START Information shown
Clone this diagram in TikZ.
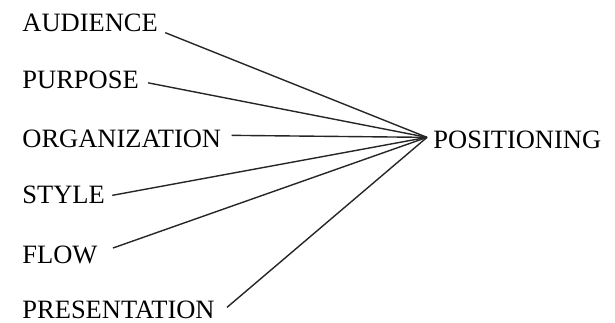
\documentclass[tikz,border=0pt]{standalone}
\usepackage{fontspec}
\setmainfont{Liberation Serif}
\usetikzlibrary{positioning}

\begin{document}
\begin{tikzpicture}[
    x=1pt,
    y=-1pt,
    thick
]

    \tikzset{
        item/.style={inner sep=0pt, anchor=base west, font=\fontsize{26.5}{30}\selectfont},
        link/.style={line width=1.4pt, black!85}
    }

    \useasboundingbox (0,0) rectangle (615,323);

    % Termes
    \node[item] (aud) at (22,32) {AUDIENCE};
    \node[item] (pur) at (22,89) {PURPOSE};
    \node[item] (org) at (22,148) {ORGANIZATION};
    \node[item] (sty) at (22,204) {STYLE};
    \node[item] (flo) at (22,263) {FLOW};
    \node[item] (pre) at (22,318) {PRESENTATION};

    % Posicionament
    \node[item, inner xsep=6pt] (pos) at (427,149) {POSITIONING};
    \coordinate (hub) at ([yshift=3pt]pos.west);

    % Linies
    \draw[link] ([xshift=7pt]aud.south east) -- (hub);
    \draw[link] ([xshift=9pt,yshift=-2.5pt]pur.east) -- (hub);
    \draw[link] ([xshift=10pt,yshift=4pt]org.east) -- (hub);
    \draw[link] ([xshift=7pt]sty.east) -- (hub);
    \draw[link] ([xshift=15pt,yshift=-3pt]flo.north east) -- (hub);
    \draw[link] ([xshift=12pt,yshift=2pt]pre.east) -- (hub);

\end{tikzpicture}
\end{document}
END Information shown
§ Goal of the exercise:
Repeat, with no pictures, each line from the beginning of the data through the line containing "(0,0) rectangle (615,323);", inclusive.

§ Answer for this exercise:
Clone this diagram in TikZ.
\documentclass[tikz,border=0pt]{standalone}
\usepackage{fontspec}
\setmainfont{Liberation Serif}
\usetikzlibrary{positioning}

\begin{document}
\begin{tikzpicture}[
    x=1pt,
    y=-1pt,
    thick
]

    \tikzset{
        item/.style={inner sep=0pt, anchor=base west, font=\fontsize{26.5}{30}\selectfont},
        link/.style={line width=1.4pt, black!85}
    }

    \useasboundingbox (0,0) rectangle (615,323);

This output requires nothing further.